WHAT YOU WILL DO: Your answer should be a single number: the count of lines containing "that".
=== MATERIAL PROVIDED ===
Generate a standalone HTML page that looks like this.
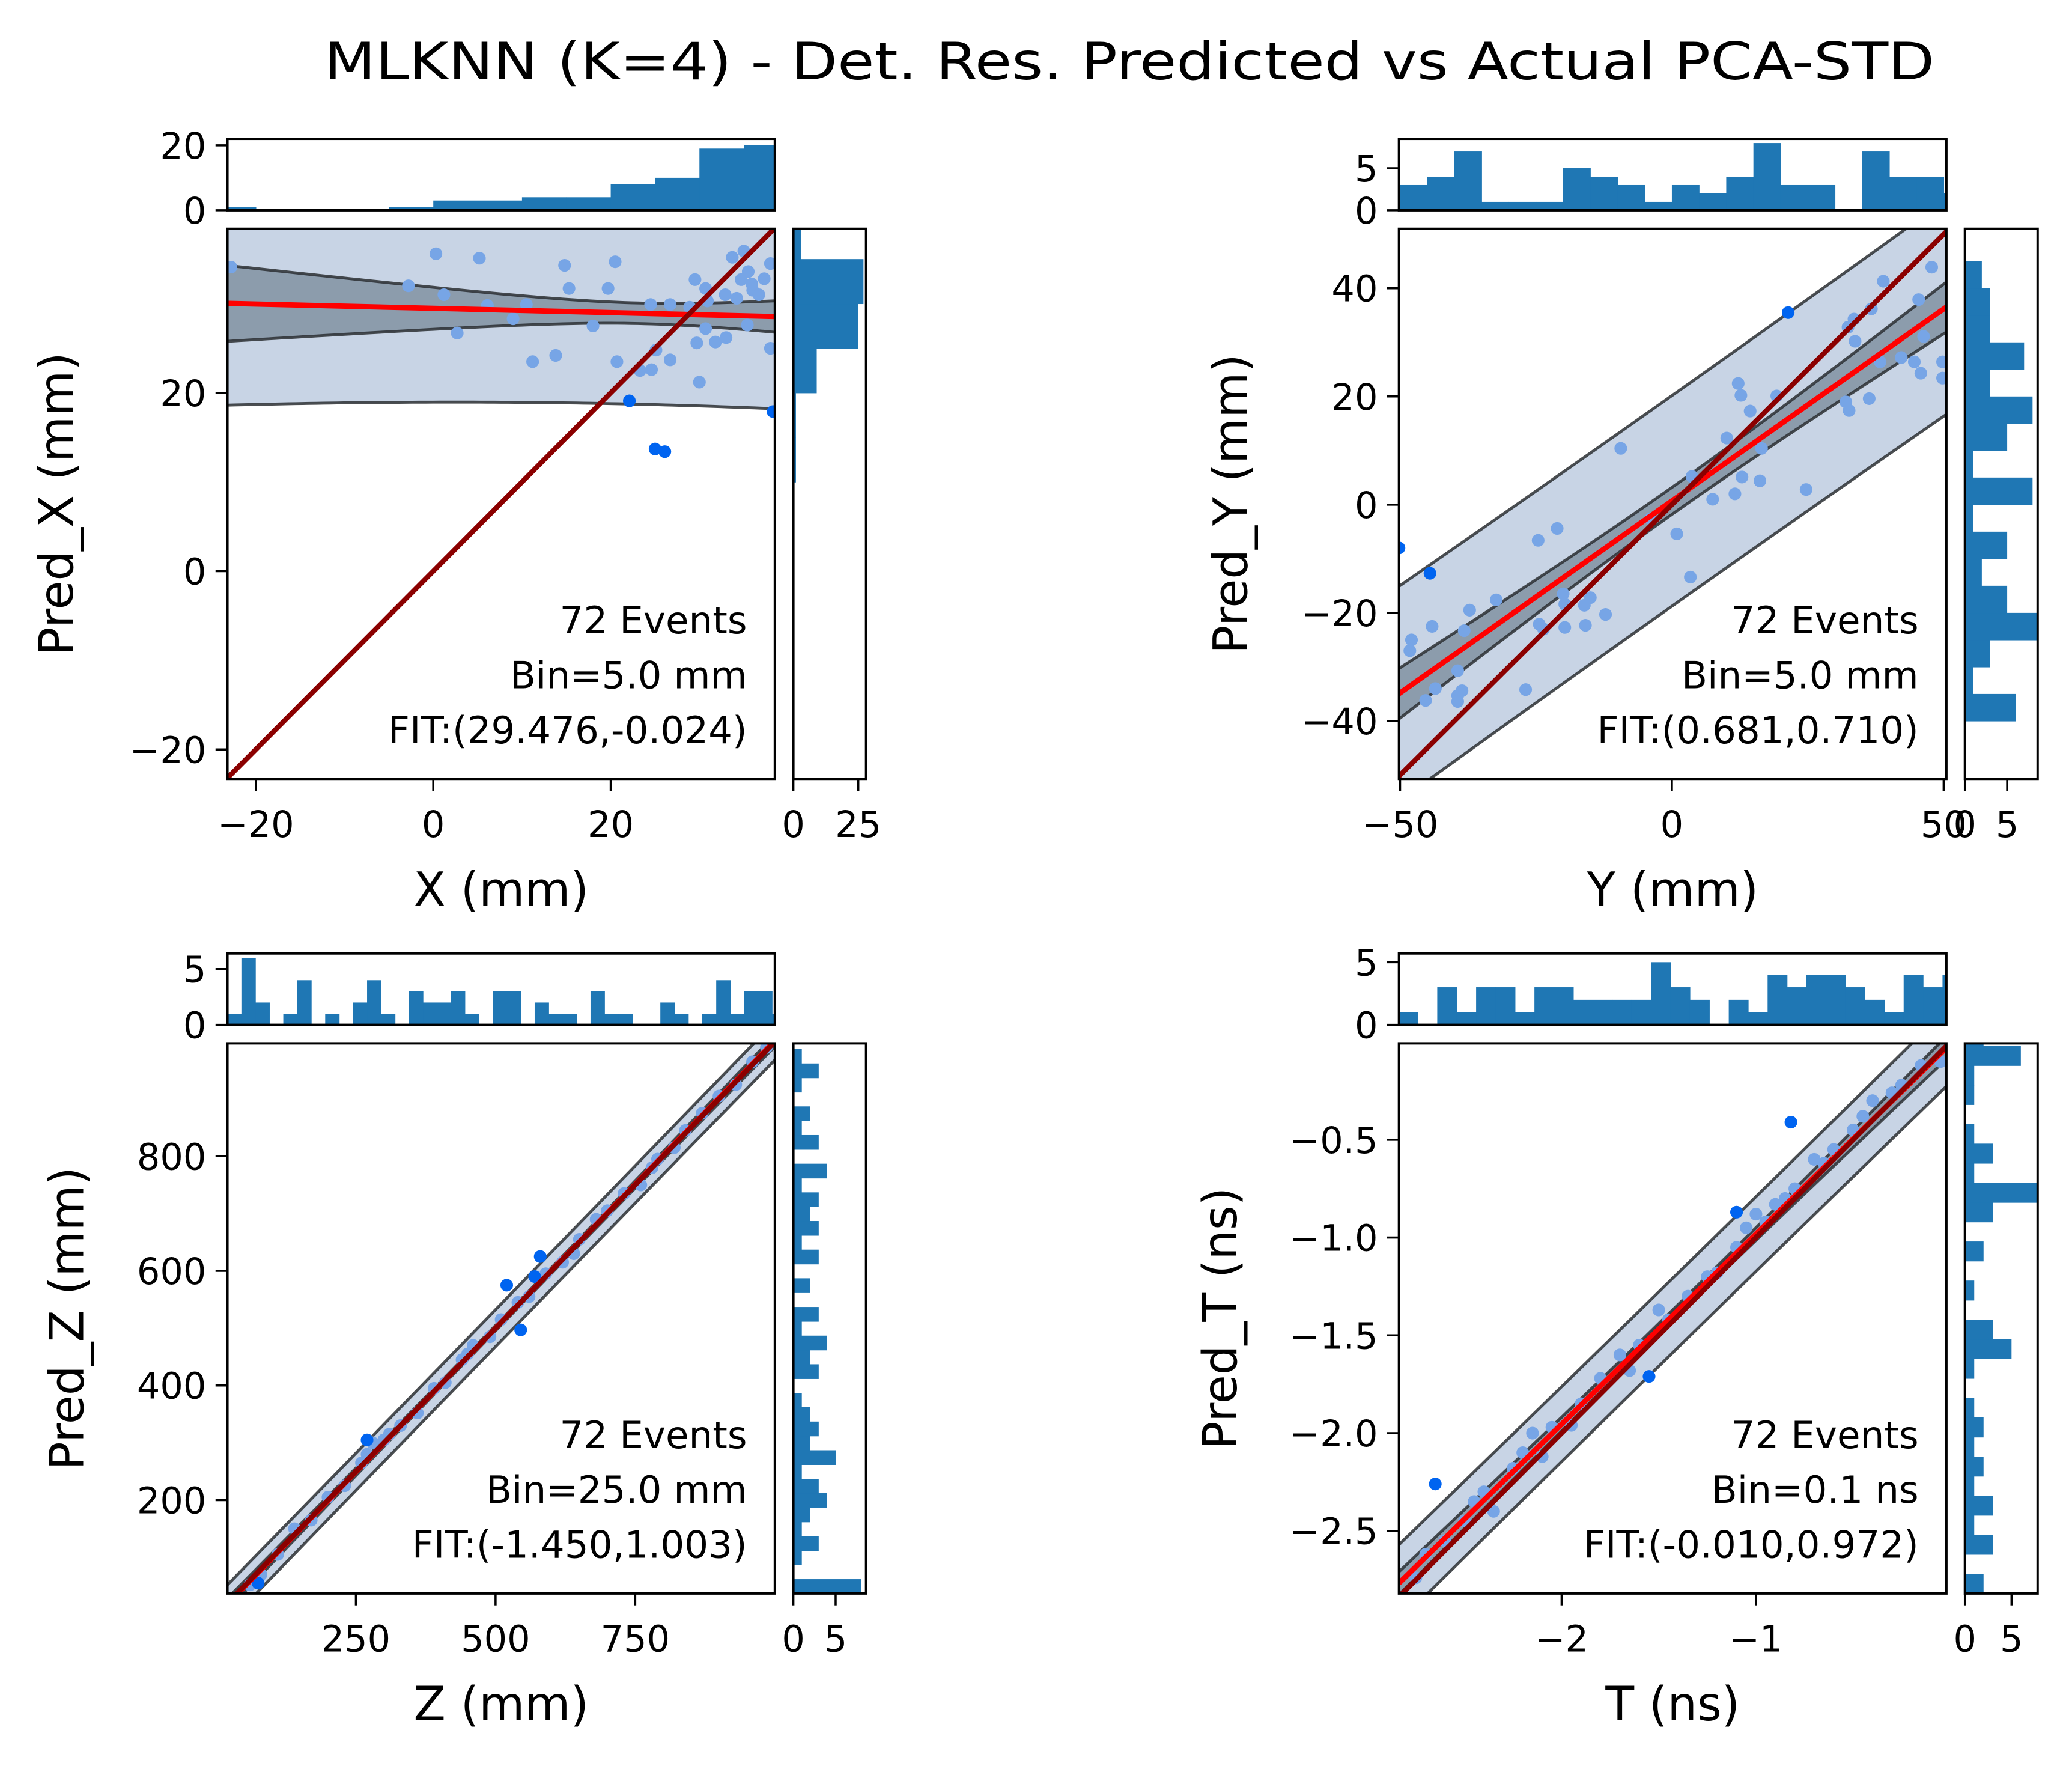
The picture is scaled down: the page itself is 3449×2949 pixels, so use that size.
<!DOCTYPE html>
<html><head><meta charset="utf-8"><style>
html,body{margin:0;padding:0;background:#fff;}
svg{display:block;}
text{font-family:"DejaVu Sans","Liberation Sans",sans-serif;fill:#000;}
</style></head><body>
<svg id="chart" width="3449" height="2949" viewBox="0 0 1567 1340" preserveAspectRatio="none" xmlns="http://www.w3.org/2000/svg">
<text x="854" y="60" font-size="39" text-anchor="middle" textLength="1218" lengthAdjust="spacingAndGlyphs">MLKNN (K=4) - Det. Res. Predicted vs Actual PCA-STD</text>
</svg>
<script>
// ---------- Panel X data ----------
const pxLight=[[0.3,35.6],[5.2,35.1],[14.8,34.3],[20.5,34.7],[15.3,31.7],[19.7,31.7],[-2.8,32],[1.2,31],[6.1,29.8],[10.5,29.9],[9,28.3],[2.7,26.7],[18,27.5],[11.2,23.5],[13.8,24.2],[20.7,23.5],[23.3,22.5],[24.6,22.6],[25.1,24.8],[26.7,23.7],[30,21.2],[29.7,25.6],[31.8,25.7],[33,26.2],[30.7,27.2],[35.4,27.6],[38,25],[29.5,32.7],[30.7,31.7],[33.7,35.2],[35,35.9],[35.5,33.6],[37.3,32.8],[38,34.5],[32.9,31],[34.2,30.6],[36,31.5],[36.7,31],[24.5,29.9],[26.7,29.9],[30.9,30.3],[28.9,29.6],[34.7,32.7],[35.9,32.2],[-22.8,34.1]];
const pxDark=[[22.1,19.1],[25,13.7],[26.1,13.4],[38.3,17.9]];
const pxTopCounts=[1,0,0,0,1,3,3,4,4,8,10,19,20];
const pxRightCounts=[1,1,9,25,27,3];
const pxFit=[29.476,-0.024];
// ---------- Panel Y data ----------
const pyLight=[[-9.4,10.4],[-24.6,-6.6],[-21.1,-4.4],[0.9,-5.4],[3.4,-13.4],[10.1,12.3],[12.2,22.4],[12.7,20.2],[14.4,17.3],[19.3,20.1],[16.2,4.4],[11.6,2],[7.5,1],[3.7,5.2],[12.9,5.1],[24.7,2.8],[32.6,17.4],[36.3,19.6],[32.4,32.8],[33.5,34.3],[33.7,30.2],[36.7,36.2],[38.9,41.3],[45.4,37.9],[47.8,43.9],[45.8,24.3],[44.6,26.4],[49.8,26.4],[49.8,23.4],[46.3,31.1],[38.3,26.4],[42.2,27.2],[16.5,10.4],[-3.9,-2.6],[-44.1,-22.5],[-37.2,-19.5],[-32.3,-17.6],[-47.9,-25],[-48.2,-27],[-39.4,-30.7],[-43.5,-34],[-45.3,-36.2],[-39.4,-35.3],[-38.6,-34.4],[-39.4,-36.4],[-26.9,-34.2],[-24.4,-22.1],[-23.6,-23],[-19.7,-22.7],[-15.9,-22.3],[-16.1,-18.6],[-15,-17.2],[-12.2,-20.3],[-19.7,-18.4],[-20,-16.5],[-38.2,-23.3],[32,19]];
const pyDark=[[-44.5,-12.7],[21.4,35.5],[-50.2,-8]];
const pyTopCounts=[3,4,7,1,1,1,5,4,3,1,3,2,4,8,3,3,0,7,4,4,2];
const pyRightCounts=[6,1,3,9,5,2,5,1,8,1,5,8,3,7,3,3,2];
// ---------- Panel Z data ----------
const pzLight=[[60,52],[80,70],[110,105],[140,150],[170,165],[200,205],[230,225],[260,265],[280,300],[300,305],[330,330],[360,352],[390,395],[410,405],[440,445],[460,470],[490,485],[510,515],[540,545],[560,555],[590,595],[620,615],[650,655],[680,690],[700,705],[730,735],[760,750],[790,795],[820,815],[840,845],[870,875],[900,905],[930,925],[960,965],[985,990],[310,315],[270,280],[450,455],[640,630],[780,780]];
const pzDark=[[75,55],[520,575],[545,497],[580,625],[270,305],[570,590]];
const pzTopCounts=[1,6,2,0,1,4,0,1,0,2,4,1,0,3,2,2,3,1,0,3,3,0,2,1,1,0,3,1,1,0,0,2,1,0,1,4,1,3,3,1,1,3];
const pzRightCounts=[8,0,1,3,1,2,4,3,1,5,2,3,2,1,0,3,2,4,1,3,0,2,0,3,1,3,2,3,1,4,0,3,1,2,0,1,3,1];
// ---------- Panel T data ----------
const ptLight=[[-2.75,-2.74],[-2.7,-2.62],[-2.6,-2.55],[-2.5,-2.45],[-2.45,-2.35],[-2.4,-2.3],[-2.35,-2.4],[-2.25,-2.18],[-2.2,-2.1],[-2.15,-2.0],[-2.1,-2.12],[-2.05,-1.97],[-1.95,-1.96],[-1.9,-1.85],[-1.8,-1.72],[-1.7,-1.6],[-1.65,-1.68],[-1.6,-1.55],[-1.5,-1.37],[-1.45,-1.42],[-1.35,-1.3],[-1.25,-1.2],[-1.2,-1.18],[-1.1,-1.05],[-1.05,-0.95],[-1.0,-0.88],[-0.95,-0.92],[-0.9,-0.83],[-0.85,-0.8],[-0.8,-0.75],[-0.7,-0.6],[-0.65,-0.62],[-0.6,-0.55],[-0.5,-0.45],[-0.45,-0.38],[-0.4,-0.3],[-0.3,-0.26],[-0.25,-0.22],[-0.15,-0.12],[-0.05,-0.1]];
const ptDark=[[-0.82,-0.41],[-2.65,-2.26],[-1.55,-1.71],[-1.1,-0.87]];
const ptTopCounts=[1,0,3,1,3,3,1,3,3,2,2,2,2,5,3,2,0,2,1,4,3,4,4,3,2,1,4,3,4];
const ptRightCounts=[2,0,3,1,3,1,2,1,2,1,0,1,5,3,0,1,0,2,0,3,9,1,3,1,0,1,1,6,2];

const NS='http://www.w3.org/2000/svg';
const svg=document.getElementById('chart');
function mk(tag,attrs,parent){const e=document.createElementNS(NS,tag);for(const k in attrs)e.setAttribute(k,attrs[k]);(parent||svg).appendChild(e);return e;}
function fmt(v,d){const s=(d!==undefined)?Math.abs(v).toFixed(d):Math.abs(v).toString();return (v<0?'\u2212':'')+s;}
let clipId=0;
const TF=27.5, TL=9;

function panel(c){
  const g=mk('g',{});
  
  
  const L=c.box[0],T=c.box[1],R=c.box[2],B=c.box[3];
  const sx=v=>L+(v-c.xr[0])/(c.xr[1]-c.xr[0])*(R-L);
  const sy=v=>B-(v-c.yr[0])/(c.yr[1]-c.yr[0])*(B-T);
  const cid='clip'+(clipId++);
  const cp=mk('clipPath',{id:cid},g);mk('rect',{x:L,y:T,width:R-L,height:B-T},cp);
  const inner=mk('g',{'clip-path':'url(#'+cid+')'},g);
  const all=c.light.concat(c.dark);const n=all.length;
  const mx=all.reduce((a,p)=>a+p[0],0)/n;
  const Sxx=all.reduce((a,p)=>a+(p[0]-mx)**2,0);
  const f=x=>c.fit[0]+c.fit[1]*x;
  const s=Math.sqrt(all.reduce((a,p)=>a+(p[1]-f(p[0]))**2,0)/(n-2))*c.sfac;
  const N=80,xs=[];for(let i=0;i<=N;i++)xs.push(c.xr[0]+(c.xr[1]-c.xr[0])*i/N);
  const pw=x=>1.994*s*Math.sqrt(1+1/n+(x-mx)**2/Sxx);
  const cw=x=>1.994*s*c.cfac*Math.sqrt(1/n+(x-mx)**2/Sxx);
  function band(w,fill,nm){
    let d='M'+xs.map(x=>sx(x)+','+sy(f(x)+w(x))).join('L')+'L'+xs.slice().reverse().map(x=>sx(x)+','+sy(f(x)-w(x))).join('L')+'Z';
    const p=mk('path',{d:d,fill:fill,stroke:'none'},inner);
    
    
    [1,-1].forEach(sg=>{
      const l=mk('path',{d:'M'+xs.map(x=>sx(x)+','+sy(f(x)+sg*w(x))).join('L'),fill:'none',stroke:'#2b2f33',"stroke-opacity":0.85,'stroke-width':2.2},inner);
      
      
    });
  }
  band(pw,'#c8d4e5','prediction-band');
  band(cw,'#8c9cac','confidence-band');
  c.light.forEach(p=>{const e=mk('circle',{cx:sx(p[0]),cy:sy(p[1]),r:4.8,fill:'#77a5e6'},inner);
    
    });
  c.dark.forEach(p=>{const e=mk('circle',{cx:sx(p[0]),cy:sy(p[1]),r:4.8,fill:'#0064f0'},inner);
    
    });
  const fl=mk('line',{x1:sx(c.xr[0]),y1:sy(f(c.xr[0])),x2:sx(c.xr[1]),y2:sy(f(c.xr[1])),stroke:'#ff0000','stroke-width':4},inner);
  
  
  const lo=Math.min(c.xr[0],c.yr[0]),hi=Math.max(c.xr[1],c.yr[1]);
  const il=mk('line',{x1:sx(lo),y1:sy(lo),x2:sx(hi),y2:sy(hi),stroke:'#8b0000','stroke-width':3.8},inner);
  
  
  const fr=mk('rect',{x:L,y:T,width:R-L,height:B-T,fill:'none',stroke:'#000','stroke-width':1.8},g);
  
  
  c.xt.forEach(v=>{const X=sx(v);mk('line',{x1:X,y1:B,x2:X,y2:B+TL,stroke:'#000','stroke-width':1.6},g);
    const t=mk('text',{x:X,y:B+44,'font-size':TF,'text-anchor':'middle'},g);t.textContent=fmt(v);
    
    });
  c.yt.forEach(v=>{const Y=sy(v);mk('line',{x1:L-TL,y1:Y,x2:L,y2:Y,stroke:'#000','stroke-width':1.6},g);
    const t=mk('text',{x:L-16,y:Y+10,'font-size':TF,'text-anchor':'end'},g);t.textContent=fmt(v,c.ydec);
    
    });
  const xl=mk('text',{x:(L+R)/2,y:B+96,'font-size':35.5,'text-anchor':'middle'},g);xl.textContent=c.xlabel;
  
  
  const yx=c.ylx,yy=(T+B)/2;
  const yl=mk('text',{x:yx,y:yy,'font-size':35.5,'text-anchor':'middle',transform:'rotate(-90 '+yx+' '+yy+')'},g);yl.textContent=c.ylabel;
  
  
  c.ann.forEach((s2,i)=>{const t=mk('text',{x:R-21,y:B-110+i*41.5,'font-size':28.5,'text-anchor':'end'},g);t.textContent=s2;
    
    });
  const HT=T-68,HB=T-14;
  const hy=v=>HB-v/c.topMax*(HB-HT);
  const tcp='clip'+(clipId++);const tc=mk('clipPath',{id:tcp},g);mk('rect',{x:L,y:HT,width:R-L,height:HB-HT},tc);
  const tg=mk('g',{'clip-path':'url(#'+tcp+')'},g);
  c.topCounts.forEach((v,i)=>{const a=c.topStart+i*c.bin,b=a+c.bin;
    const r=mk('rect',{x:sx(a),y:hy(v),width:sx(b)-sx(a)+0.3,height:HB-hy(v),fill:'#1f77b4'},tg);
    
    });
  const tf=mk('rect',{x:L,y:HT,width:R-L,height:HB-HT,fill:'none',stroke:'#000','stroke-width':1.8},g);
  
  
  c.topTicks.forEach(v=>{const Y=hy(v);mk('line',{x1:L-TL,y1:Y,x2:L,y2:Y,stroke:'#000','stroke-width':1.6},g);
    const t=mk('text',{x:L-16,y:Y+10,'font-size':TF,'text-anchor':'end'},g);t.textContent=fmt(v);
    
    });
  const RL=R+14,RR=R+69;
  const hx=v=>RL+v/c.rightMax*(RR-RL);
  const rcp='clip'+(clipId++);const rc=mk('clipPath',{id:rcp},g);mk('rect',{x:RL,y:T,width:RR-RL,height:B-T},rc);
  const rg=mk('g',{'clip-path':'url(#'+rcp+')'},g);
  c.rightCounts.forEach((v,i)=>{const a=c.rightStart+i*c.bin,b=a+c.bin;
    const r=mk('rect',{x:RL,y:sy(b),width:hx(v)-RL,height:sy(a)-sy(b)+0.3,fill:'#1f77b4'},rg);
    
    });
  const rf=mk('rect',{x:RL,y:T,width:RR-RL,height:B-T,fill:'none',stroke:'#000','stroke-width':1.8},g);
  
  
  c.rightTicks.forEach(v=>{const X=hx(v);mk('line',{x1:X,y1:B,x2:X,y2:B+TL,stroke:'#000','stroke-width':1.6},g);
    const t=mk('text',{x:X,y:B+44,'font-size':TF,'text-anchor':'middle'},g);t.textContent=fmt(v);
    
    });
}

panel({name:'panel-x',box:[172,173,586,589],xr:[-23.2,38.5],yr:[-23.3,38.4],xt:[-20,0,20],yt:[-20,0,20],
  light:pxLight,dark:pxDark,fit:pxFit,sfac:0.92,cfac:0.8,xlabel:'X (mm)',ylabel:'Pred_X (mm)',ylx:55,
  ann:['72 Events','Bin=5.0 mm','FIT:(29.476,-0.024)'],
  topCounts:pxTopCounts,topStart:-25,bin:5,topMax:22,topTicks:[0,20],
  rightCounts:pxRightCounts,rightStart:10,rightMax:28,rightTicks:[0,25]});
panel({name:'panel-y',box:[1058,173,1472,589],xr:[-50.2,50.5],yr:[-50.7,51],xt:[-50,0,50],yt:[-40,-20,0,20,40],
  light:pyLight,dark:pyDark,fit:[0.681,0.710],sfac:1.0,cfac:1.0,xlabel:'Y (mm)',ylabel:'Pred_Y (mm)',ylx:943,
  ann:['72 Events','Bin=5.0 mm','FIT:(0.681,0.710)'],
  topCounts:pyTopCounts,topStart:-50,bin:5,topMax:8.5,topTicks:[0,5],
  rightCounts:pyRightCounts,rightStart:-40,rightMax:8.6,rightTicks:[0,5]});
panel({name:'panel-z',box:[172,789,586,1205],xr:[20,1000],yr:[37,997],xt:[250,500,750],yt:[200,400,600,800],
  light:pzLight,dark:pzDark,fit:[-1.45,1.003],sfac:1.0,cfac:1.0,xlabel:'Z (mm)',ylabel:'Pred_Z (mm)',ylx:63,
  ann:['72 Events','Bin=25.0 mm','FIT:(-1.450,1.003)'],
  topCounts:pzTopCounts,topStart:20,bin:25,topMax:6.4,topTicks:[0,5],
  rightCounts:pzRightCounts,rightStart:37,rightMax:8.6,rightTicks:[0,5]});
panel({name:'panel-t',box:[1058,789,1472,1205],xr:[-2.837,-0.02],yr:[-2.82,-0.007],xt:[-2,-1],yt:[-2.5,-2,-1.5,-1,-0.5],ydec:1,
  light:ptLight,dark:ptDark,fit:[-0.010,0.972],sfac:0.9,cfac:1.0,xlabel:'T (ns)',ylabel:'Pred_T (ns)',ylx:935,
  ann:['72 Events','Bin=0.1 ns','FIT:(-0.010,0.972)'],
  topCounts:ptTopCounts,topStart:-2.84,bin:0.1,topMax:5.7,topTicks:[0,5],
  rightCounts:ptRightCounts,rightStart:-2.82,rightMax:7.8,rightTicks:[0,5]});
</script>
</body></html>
===
EXERCISE RESPONSE: 2